The project points toward a broader Pilbara possibility: a region where natural advantages are not limited to orebody extraction, but include climate, coast, industrial land, export access and long-duration infrastructure.
That does not make Mardie easy. It makes it consequential.
THE PROOFS STILL REQUIRED
Mardie has already proved several things.
It has proved that a large-scale solar salt project can reach advanced construction in Australia after decades without a comparable new development. It has proved that public finance can help unlock a difficult but strategic commodity project. It has proved that marine infrastructure can be pushed to near-completion on a remote Pilbara coast. It has proved that high-density brine can move from Pond 9 into crystallisers and begin forming salt.
But the proofs that matter most are still ahead.
The ponds must recover and sustain density after weather events. The crystalliser lining program must progress. Salt pavement must mature into harvestable product. The salt wash plant must transition from design and procurement into commissioning. The port must complete dredging, navigation, berthing, mooring and loading readiness. The first shipment must move. Then the system must ramp.
A project can be complete before it is mature. That is especially true at Mardie, where the primary production cycle is measured not in minutes on a conveyor but in months of evaporation.
First Salt on Ship will be an important milestone. It will not be the finish line. It will be the first public proof that the full chain — seawater, ponds, crystallisers, harvesting, washing, stockpiling, port handling and export — can behave as a commercial system.
Somewhere at Mardie now, salt is forming again in the first crystallisers. Pumps are moving brine.

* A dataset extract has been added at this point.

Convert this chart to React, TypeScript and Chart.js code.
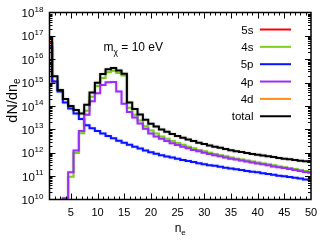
import React, { useEffect, useRef } from 'react';
import { Chart, registerables } from 'chart.js';

Chart.register(...registerables);

// number of electrons n_e (bin centres)
const nValues = [
  1, 2, 3, 4, 5, 6, 7, 8, 9, 10, 11, 12, 13, 14, 15, 16, 17, 18, 19, 20, 21, 22, 23, 24, 25,
  26, 27, 28, 29, 30, 31, 32, 33, 34, 35, 36, 37, 38, 39, 40, 41, 42, 43, 44, 45, 46, 47, 48, 49, 50,
];

const shell5s: (number | null)[] = [
  5.0e16, 1.12e15, null, null, null, null, null, null, null, null, null, null, null, null, null, null, null,
  null, null, null, null, null, null, null, null, null, null, null, null, null, null, null, null, null,
  null, null, null, null, null, null, null, null, null, null, null, null, null, null, null, null,
];

const shell4s: (number | null)[] = [
  null, null, 1e9, 1.07e10, 9.5e10, 9.8e11, 6.9e12, 6.3e13, 2.5e14, 7.1e14,
  1.58e15, 2.8e15, 3.2e15, 2.6e15, 2.0e15, 8.5e13, 4.2e13, 2.4e13, 1.35e13, 8.9e12,
  6.6e12, 5.0e12, 4.0e12, 3.2e12, 2.6e12, 2.2e12, 1.82e12, 1.55e12, 1.32e12, 1.15e12,
  1.0e12, 8.9e11, 7.9e11, 7.1e11, 6.3e11, 5.6e11, 5.1e11, 4.7e11, 4.2e11, 3.8e11,
  3.5e11, 3.2e11, 2.9e11, 2.6e11, 2.4e11, 2.2e11, 2.0e11, 1.82e11, 1.66e11, 1.51e11,
];

const shell5p: (number | null)[] = [
  3.2e16, 1.12e15, 4.2e14, 1.41e14, 7.9e13, 4.8e13, 2.8e13, 1.5e13, 1.12e13, 8.5e12,
  6.6e12, 5.2e12, 4.2e12, 3.3e12, 2.7e12, 2.2e12, 1.82e12, 1.51e12, 1.26e12, 1.05e12,
  9.1e11, 7.9e11, 6.9e11, 6.2e11, 5.5e11, 4.9e11, 4.4e11, 4.0e11, 3.55e11, 3.2e11,
  2.95e11, 2.75e11, 2.5e11, 2.3e11, 2.14e11, 1.95e11, 1.82e11, 1.66e11, 1.55e11, 1.45e11,
  1.32e11, 1.23e11, 1.15e11, 1.05e11, 9.8e10, 9.1e10, 8.5e10, 7.9e10, 7.2e10, 6.8e10,
];

const shell4p: (number | null)[] = [
  null, null, 1e9, 1.12e10, 1.48e11, 1.26e12, 8.5e12, 4.2e13, 1.58e14, 3.55e14,
  7.9e14, 1.05e15, 1.07e15, 4.2e14, 1.26e14, 5.6e13, 3.2e13, 1.78e13, 1.07e13, 6.6e12,
  5.0e12, 4.0e12, 3.2e12, 2.57e12, 2.14e12, 1.82e12, 1.55e12, 1.32e12, 1.15e12, 1.0e12,
  8.9e11, 7.9e11, 7.1e11, 6.3e11, 5.6e11, 5.1e11, 4.7e11, 4.2e11, 3.8e11, 3.5e11,
  3.2e11, 2.9e11, 2.6e11, 2.4e11, 2.2e11, 2.0e11, 1.82e11, 1.66e11, 1.51e11, 1.38e11,
];

const shell4d: (number | null)[] = [
  null, null, null, null, null, null, null, null, null, null, null, null, null, null, null, null, null,
  null, null, null, null, null, null, null, null, null, null, null, null, null, null, null, null, null,
  null, null, null, null, null, null, null, null, null, null, null, null, null, null, null, null,
];

const totalValues: (number | null)[] = [
  8.9e16, 1.86e15, 4.8e14, 2.0e14, 1.0e14, 6.8e13, 4.8e13, 1.12e14, 3.8e14, 1.0e15,
  2.34e15, 3.7e15, 4.2e15, 3.3e15, 2.4e15, 1.41e14, 7.4e13, 4.3e13, 2.6e13, 1.74e13,
  1.32e13, 1.0e13, 7.9e12, 6.3e12, 5.2e12, 4.4e12, 3.7e12, 3.2e12, 2.7e12, 2.34e12,
  2.04e12, 1.82e12, 1.62e12, 1.45e12, 1.29e12, 1.17e12, 1.07e12, 9.8e11, 8.9e11, 8.3e11,
  7.6e11, 7.1e11, 6.5e11, 6.0e11, 5.6e11, 5.25e11, 4.9e11, 4.6e11, 4.3e11, 4.0e11,
];

const seriesLabels = ['5s', '4s', '5p', '4p', '4d', 'total'];
const seriesColors = ['#ff0000', '#7ccf20', '#0a14ff', '#9a2ff5', '#ff8c1a', '#000000'];
const seriesHalo = [
  'rgba(255,0,0,0.35)',
  'rgba(124,207,32,0.35)',
  'rgba(10,20,255,0.3)',
  'rgba(154,47,245,0.3)',
  'rgba(255,140,26,0.35)',
  'rgba(0,0,0,0.3)',
];
const seriesData = [shell5s, shell4s, shell5p, shell4p, shell4d, totalValues];

const xMin = 1;
const xMax = 50;
const xTickLabels = [5, 10, 15, 20, 25, 30, 35, 40, 45, 50];
const yDecadeExponents = [10, 11, 12, 13, 14, 15, 16, 17, 18];

const FONT = '"Liberation Sans", Arial, Helvetica, sans-serif';

const haloPlugin = {
  id: 'halo',
  beforeDatasetDraw(chart: any, args: any) {
    const ctx = chart.ctx;
    ctx.save();
    ctx.shadowColor = seriesHalo[args.index] || 'rgba(0,0,0,0.3)';
    ctx.shadowBlur = 2;
    ctx.shadowOffsetX = 0;
    ctx.shadowOffsetY = 0;
  },
  afterDatasetDraw(chart: any) {
    chart.ctx.restore();
  },
};

const decorPlugin = {
  id: 'decor',
  afterDatasetsDraw(chart: any) {
    const { ctx, chartArea: a, scales } = chart;
    const xs = scales.x;
    const ys = scales.y;
    ctx.save();
    ctx.strokeStyle = '#000';
    ctx.fillStyle = '#000';

    // ticks (inward, on all four sides)
    ctx.lineWidth = 1;
    ctx.beginPath();
    for (let n = xMin + 1; n < xMax; n++) {
      const px = Math.round(xs.getPixelForValue(n)) + 0.5;
      const len = n % 5 === 0 ? 6 : 3;
      ctx.moveTo(px, a.bottom);
      ctx.lineTo(px, a.bottom - len);
      ctx.moveTo(px, a.top);
      ctx.lineTo(px, a.top + len);
    }
    for (let e = yDecadeExponents[0]; e < yDecadeExponents[yDecadeExponents.length - 1]; e++) {
      for (let m = 1; m <= 9; m++) {
        if (m === 1 && e === yDecadeExponents[0]) continue;
        const py = Math.round(ys.getPixelForValue(m * Math.pow(10, e))) + 0.5;
        const len = m === 1 ? 6 : 3;
        ctx.moveTo(a.left, py);
        ctx.lineTo(a.left + len, py);
        ctx.moveTo(a.right, py);
        ctx.lineTo(a.right - len, py);
      }
    }
    ctx.stroke();

    // frame
    ctx.lineWidth = 1.5;
    ctx.strokeRect(a.left, a.top, a.right - a.left, a.bottom - a.top);

    // x tick labels
    ctx.font = `11px ${FONT}`;
    ctx.textAlign = 'center';
    ctx.textBaseline = 'alphabetic';
    xTickLabels.forEach((v) => {
      ctx.fillText(String(v), xs.getPixelForValue(v), 216);
    });

    // y tick labels: 10^k
    yDecadeExponents.forEach((k) => {
      const py = ys.getPixelForValue(Math.pow(10, k));
      const rightX = 43.5;
      ctx.font = `8px ${FONT}`;
      ctx.textAlign = 'right';
      const expStr = String(k);
      const ew = ctx.measureText(expStr).width;
      ctx.fillText(expStr, rightX, py - 1);
      ctx.font = `11.5px ${FONT}`;
      ctx.fillText('10', rightX - ew - 0.3, py + 4.5);
    });

    // x axis title n_e
    ctx.textAlign = 'left';
    ctx.font = `12px ${FONT}`;
    const nW = ctx.measureText('n').width;
    ctx.font = `8px ${FONT}`;
    const eW = ctx.measureText('e').width;
    const cx = (a.left + a.right) / 2;
    const sx = cx - (nW + eW) / 2;
    ctx.font = `12px ${FONT}`;
    ctx.fillText('n', sx, 232);
    ctx.font = `8px ${FONT}`;
    ctx.fillText('e', sx + nW, 235);

    // y axis title dN/dn_e (rotated)
    ctx.save();
    ctx.translate(16.5, 100.5);
    ctx.rotate(-Math.PI / 2);
    ctx.font = `14.5px ${FONT}`;
    const mainW = ctx.measureText('dN/dn').width;
    ctx.font = `10px ${FONT}`;
    const subW = ctx.measureText('e').width;
    const start = -(mainW + subW) / 2;
    ctx.font = `14.5px ${FONT}`;
    ctx.fillText('dN/dn', start, 0);
    ctx.font = `10px ${FONT}`;
    ctx.fillText('e', start + mainW, 3);
    ctx.restore();

    // annotation m_chi = 10 eV
    ctx.font = `12px ${FONT}`;
    ctx.textAlign = 'left';
    const mW = ctx.measureText('m').width;
    ctx.fillText('m', 103.5, 51);
    ctx.font = `8.5px ${FONT}`;
    const chiW = ctx.measureText('χ').width;
    ctx.fillText('χ', 103.5 + mW, 54.5);
    ctx.font = `12px ${FONT}`;
    ctx.fillText(' = 10 eV', 103.5 + mW + chiW, 51);

    // legend (text left of line sample)
    ctx.font = `11.5px ${FONT}`;
    ctx.textAlign = 'right';
    seriesLabels.forEach((label, i) => {
      const ry = 29.5 + i * 17.35;
      ctx.fillStyle = '#000';
      ctx.fillText(label, 253.5, ry + 4);
      ctx.strokeStyle = seriesColors[i];
      ctx.lineWidth = 2;
      ctx.beginPath();
      ctx.moveTo(260, ry);
      ctx.lineTo(291, ry);
      ctx.stroke();
    });

    ctx.restore();
  },
};

export default function App() {
  const canvasRef = useRef<HTMLCanvasElement | null>(null);

  useEffect(() => {
    document.body.style.margin = '0';
    const canvas = canvasRef.current;
    if (!canvas) return;
    const datasets = seriesData.map((arr, i) => ({
      label: seriesLabels[i],
      data: nValues.map((n, j) => ({ x: n, y: arr[j] })),
      borderColor: seriesColors[i],
      backgroundColor: seriesColors[i],
      borderWidth: 2,
      stepped: 'middle' as const,
      pointRadius: 0,
      fill: false,
      spanGaps: false,
      order: seriesLabels.length - 1 - i,
    }));
    const chart = new Chart(canvas, {
      type: 'line',
      data: { datasets },
      options: {
        animation: false,
        responsive: false,
        devicePixelRatio: 1,
        layout: { padding: { left: 49.5, right: 21, top: 12.5, bottom: 49.5 } },
        scales: {
          x: { type: 'linear', min: xMin, max: xMax, display: false },
          y: { type: 'logarithmic', min: 1e10, max: 1e18, display: false },
        },
        plugins: {
          legend: { display: false },
          tooltip: { enabled: false },
        },
        events: [],
      },
      plugins: [haloPlugin, decorPlugin],
    } as any);
    return () => chart.destroy();
  }, []);

  return (
    <div style={{ position: 'absolute', left: 0, top: 0, width: 332, height: 249, background: '#fff' }}>
      <canvas ref={canvasRef} width={332} height={249} />
    </div>
  );
}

Transfer stations are being tested by use rather than design assumptions. Contractors are closing out packages. Port works are advancing. Environmental monitoring continues. Local businesses are watching the ramp-up because the project’s long life may shape their own.
That is the Mardie story.
Not a mine. Not just a salt field. Not only a port. A coastal industrial system being taught to run at scale.
If BCI can carry Mardie from first crystals to first shipment and then into stable ramp-up, the project will stand as one of the more unusual infrastructure achievements in modern Australian resources: a multigenerational export platform built from seawater, sun, wind, engineering discipline and time.